Making friends is definately a difficult process... OK let me explain that making real friends is a difficult process, my girlfriend has zero problems making friends since her facebook count gets added to almost daily and people randomly hit on her and talk to her as well almost weekly. I'm not trying to make excuses for people who do that sort of thing to her but in defence she's short, cute and stacked (for those who don't know this means she's got big boobs).. Let's face it, being completely fucking honest with everyone there are assholes out there who try to be friends with you just because you have a big chest because that's all they see or that's the main reason why they want to be friends with you. I'm not saying that every guy on this planet is like that but there is a huge portion of them who do and as a man I would like to apologize to all the women who have to put up with that sort of crap in there life. I'm not one of those guys, I'm one of the shy ones who don't say a whole lot, I may say a few words if you speak first or I may just smile and nod.. Either way no one should have to put up with that sort of shit and I have no idea how they do it, but I guess some guys grow up as assholes and they continue down that path, or perhaps they are assholes cause that's all they have to show for themselves in life. I don't really know, I'm not here to make excuses for them or try and figure them out cause it's none of my business.

So yes you maybe sitting on the other end of this book reading this and mocking me in your own way since I'm in my mid 30s and I have little to no friends, however I chose to write this to show everyone that if your in the same boat as me, you honestly aren't alone. Things do change when you get older at times certain things are easier as you get older and for some people the ability to make friends is like breathing where they just attrack people like crazy for whichever reason they do, then you have the others like me who struggle with that. Hell I struggle with day to day life of being myself six outta seven days of the week if not struggling seven out of seven days of the week. Everyone is different, no matter what path you find yourself in it's not the wrong path and your not doing anything wrong and I'm not going to tell you what the proper way of making friends is because in my eyes I don't think one method could work for everyone and these self help books that claim that you can make friends in three easy steps or something stupid like that clearly think that every human is a like and have put out that book just to make money like something is that simple. Sadly it's not, like I said every human is different there's no two ways about that..

I hope in a way that my three simple chapters in this book titled "Searching For A Friend" gives you some sort of insight that not everyone finds making friends that easy and if you don't find it that easy then don't feel like your being left out in the cold about it.

One other thing I wanted to point out that finding "internet friends" is like trying to find acceptance online, I've never written anything in hopes of being accepted by any sort of writing community or anything like that.
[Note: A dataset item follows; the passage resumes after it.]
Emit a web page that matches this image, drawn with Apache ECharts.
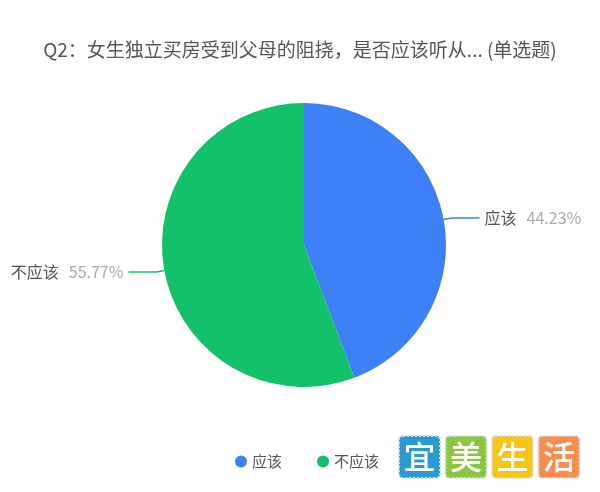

When I write I write what is going on in my life or my own thoughts on certain subjects such as this about making friends because it maybe important to some who feel that they have to make friends and they may have to have 101 friends close to them at all times and what are they doing wrong and why can't they be that person. It might not be you, not every book out there has the ability to help everyone. This was my own personal struggle of the world of making friends and showing that all my life I have had trouble making friends and I still do, I still have trouble talking to people. People find that weird and odd about me but in reality of it all, it's true. I have trouble communicating with people, I've been that way for as long as I can remember I would like to say that I'm getting better about the situation but at times I don't, at times I honestly think I'm getting worse about it.

But that's enough about me, I've rambled on for long enough about the subject about making friends.. This was my story, I'm sure you have your own tales to tell.